Смерти, а не рождения определяют наступление нового. Что могут определить только что родившиеся люди нового века? Да ничего. Везде торжествует противный гуманизм, шамкающий вставными челюстями, именуемыми культурой, и со старческой похотливостью брызгающий слюной при виде все еще покорной ему молодости. При этом старчество противно ноет о fin de siecle, об усталости, декадансе и разочаровании. Заодно и о желании обновления, даже выдумало некое ар нуво, удивительно старообразное искусство, волнистое, пышное, велеречивое и вялое, как-то все волочащееся, как туалеты модных дам belle epoque, перегруженные деталями, вуалями и кружевами на нижних юбках.

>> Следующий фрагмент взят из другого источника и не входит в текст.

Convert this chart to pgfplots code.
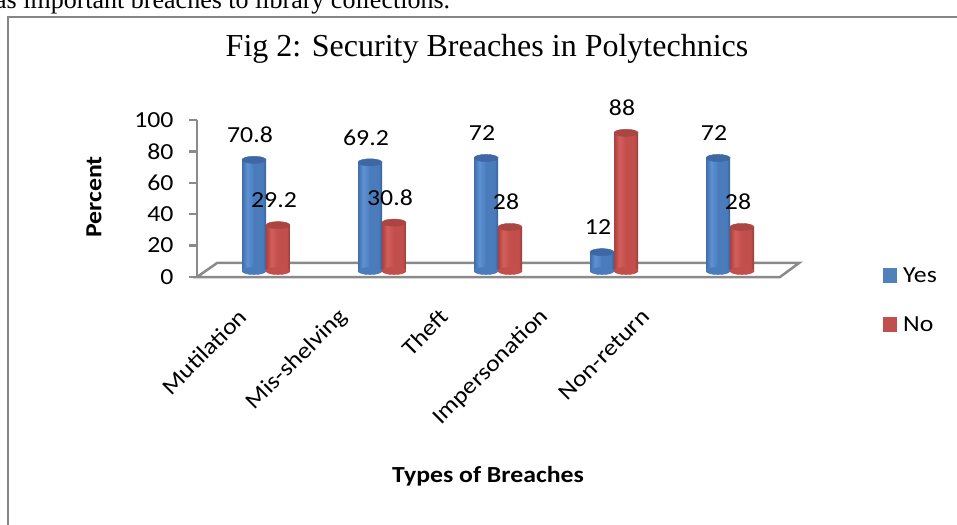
\documentclass[border=0pt]{standalone}
\usepackage{pgfplots}
\pgfplotsset{compat=1.18}
\usepackage{fontspec}
\setmainfont{Carlito}[FakeStretch=1.12]
\newfontfamily\serif{Liberation Serif}
\newcommand\lbl{\fontsize{23}{27}\selectfont}
\definecolor{axgray}{HTML}{8A8A8A}
\definecolor{framegray}{HTML}{858585}
\definecolor{blueD}{HTML}{416DAB}
\definecolor{blueL}{HTML}{5E92D4}
\definecolor{blueM}{HTML}{4A7CBC}
\definecolor{blueR}{HTML}{38619A}
\definecolor{redD}{HTML}{A8413F}
\definecolor{redL}{HTML}{D35E5B}
\definecolor{redM}{HTML}{C24F4C}
\definecolor{redR}{HTML}{973936}
\definecolor{capB}{HTML}{3D68A5}
\definecolor{capR}{HTML}{AB4542}
\definecolor{legB}{HTML}{4F81BD}
\definecolor{legR}{HTML}{C0504D}
\pgfdeclarehorizontalshading{cylB}{100bp}{color(0bp)=(blueD); color(25bp)=(blueD); color(36bp)=(blueL); color(50bp)=(blueM); color(68bp)=(blueM); color(75bp)=(blueR); color(100bp)=(blueR)}
\pgfdeclarehorizontalshading{cylR}{100bp}{color(0bp)=(redD); color(25bp)=(redD); color(36bp)=(redL); color(50bp)=(redM); color(68bp)=(redM); color(75bp)=(redR); color(100bp)=(redR)}
\pgfplotsset{/pgf/number format/assume math mode=true}
\begin{document}
\begin{tikzpicture}
\path[use as bounding box] (0,0) rectangle (957pt,-524pt);
\clip (0,0) rectangle (957pt,-524pt);
\node[anchor=base west, font=\serif\fontsize{26}{30}\selectfont, inner sep=0pt] at (-5pt,-8.5pt) {as important breaches to library collections.};
\draw[framegray, line width=2.5pt] (8pt,-540pt) -- (8pt,-17pt) -- (970pt,-17pt);
\node[anchor=base, font=\serif\fontsize{32}{38}\selectfont, inner sep=0pt] at (487pt,-56.7pt) {Fig 2: Security Breaches in Polytechnics};

\begin{axis}[
 at={(197pt,-277pt)}, anchor=south west, scale only axis, width=507.1pt, height=157pt,
 xmin=-0.457, xmax=4.579, ymin=0, ymax=100,
 axis lines*=left, x axis line style={draw=none},
 y axis line style={draw=axgray, line width=2.5pt},
 ytick={0,20,...,100}, tick align=outside, major tick length=8pt,
 ytick style={draw=axgray, line width=2.5pt},
 xtick={0,...,4}, xticklabels={Mutilation,Mis-shelving,Theft,Impersonation,Non-return},
 xtick style={draw=none},
 x tick label style={yshift=-28pt, rotate=45, anchor=east, inner sep=0pt},
 y tick label style={xshift=-12pt},
 tick label style={font=\lbl},
 xlabel={Types of Breaches}, ylabel={Percent},
 every axis x label/.style={at={(axis description cs:0.5738,-1.2675)}, anchor=center, font=\lbl\bfseries},
 every axis y label/.style={at={(axis description cs:-0.2031,0.5096)}, anchor=center, rotate=90, font=\lbl\bfseries},
]
\end{axis}

\begin{axis}[
 at={(196.4pt,-278.85pt)}, anchor=south west, scale only axis, width=603.2pt, height=164.85pt,
 xmin=-0.6, xmax=4.6, ymin=-5, ymax=100, hide axis, clip=false,
 legend style={at={(axis description cs:1.1383,0.07)}, anchor=north west, draw=none, fill=none, font=\lbl, row sep=33pt, column sep=6pt, inner sep=0pt, nodes={inner sep=0pt}},
 legend cell align=left,
 legend image code/.code={\fill[#1] (0pt,-7.5pt) rectangle (14pt,7.5pt);},
]
\addplot[fill=white, draw=axgray, line width=2.5pt, forget plot] coordinates {(-0.595,-3.82) (4.431,-3.82) (4.595,5.1) (-0.422,5.1)} -- cycle;
% bottom ellipses
\addplot[only marks, mark=*, mark size=12pt, mark options={yscale=0.3, draw=blueM, fill=blueM}, forget plot] coordinates {(-0.1034,0) (0.8966,0) (1.8966,0) (2.8966,0) (3.8966,0)};
\addplot[only marks, mark=*, mark size=12pt, mark options={yscale=0.3, draw=redM, fill=redM}, forget plot] coordinates {(0.1034,0) (1.1034,0) (2.1034,0) (3.1034,0) (4.1034,0)};
% Yes cylinders
\addplot[ybar, bar width=24pt, bar shift=0pt, draw=none, shade, shading=cylB, forget plot] coordinates {(-0.1034,70.8)};
\addplot[ybar, bar width=24pt, bar shift=0pt, draw=none, shade, shading=cylB, forget plot] coordinates {(0.8966,69.2)};
\addplot[ybar, bar width=24pt, bar shift=0pt, draw=none, shade, shading=cylB, forget plot] coordinates {(1.8966,72)};
\addplot[ybar, bar width=24pt, bar shift=0pt, draw=none, shade, shading=cylB, forget plot] coordinates {(2.8966,12)};
\addplot[ybar, bar width=24pt, bar shift=0pt, draw=none, shade, shading=cylB, forget plot] coordinates {(3.8966,72)};
% No cylinders
\addplot[ybar, bar width=24pt, bar shift=0pt, draw=none, shade, shading=cylR, forget plot] coordinates {(0.1034,29.2)};
\addplot[ybar, bar width=24pt, bar shift=0pt, draw=none, shade, shading=cylR, forget plot] coordinates {(1.1034,30.8)};
\addplot[ybar, bar width=24pt, bar shift=0pt, draw=none, shade, shading=cylR, forget plot] coordinates {(2.1034,28)};
\addplot[ybar, bar width=24pt, bar shift=0pt, draw=none, shade, shading=cylR, forget plot] coordinates {(3.1034,88)};
\addplot[ybar, bar width=24pt, bar shift=0pt, draw=none, shade, shading=cylR, forget plot] coordinates {(4.1034,28)};
% caps and value labels
\addplot[only marks, mark=*, mark size=12pt, mark options={yscale=0.3, draw=capB, fill=capB}, nodes near coords, nodes near coords style={font=\lbl, text=black, anchor=center, yshift=25pt, xshift=-4pt}, forget plot] coordinates {(-0.1034,70.8) (0.8966,69.2) (1.8966,72) (2.8966,12) (3.8966,72)};
\addplot[only marks, mark=*, mark size=12pt, mark options={yscale=0.3, draw=capR, fill=capR}, nodes near coords, nodes near coords style={font=\lbl, text=black, anchor=center, yshift=25pt, xshift=-4pt}, forget plot] coordinates {(0.1034,29.2) (1.1034,30.8) (2.1034,28) (3.1034,88) (4.1034,28)};
\addlegendimage{fill=legB, draw=none}
\addlegendentry{Yes}
\addlegendimage{fill=legR, draw=none}
\addlegendentry{No}
\end{axis}
\end{tikzpicture}
\end{document}
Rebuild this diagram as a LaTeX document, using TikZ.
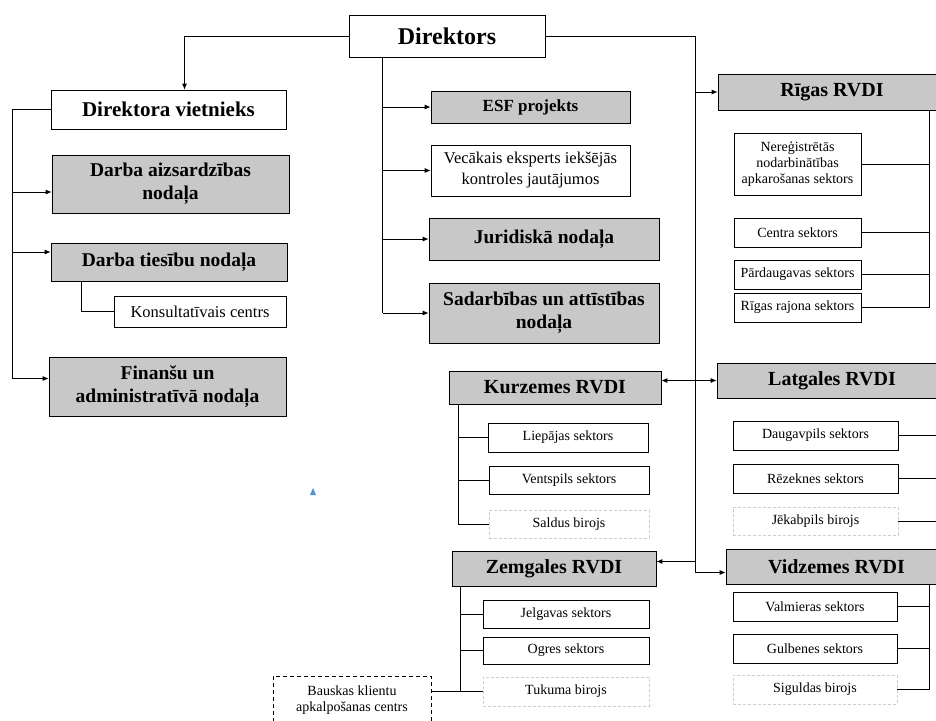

Старый-старый модерн, вычурный оксюморон, увенчанный парижской Всемирной выставкой 1900 года - самым крупным событием, отметившим рубеж двух столетий. Событием столь же бездарным, сколь и популярным: за семь месяцев действия выставки ее посетило 47 миллионов человек; цифра, производящая впечатление и сегодня. Вход на выставку отмечала огромная скульптура Парижанки: роскошная дама, воплощение belle epoque, прустовская Одетта и музилевская Дио-тима, зрелая красавица гигантских размеров в умопомрачительной шляпе. Пруст и Музиль создали своих героинь уже позже, после наступления реального XX века, и оба великих романа отметили ностальгию по ушедшей великой эпохе, на самом деле относящейся к совсем недавнему прошлому. Ностальгия как естественная тень кровожадного желания новизны и прогресса станет характерным признаком нового столетия. Чувство бесплодное и старческое, ностальгия столь же изощренна, как грезы импотента, одержимого сатириазом, a belle epoque никакого другого чувства и не заслуживает.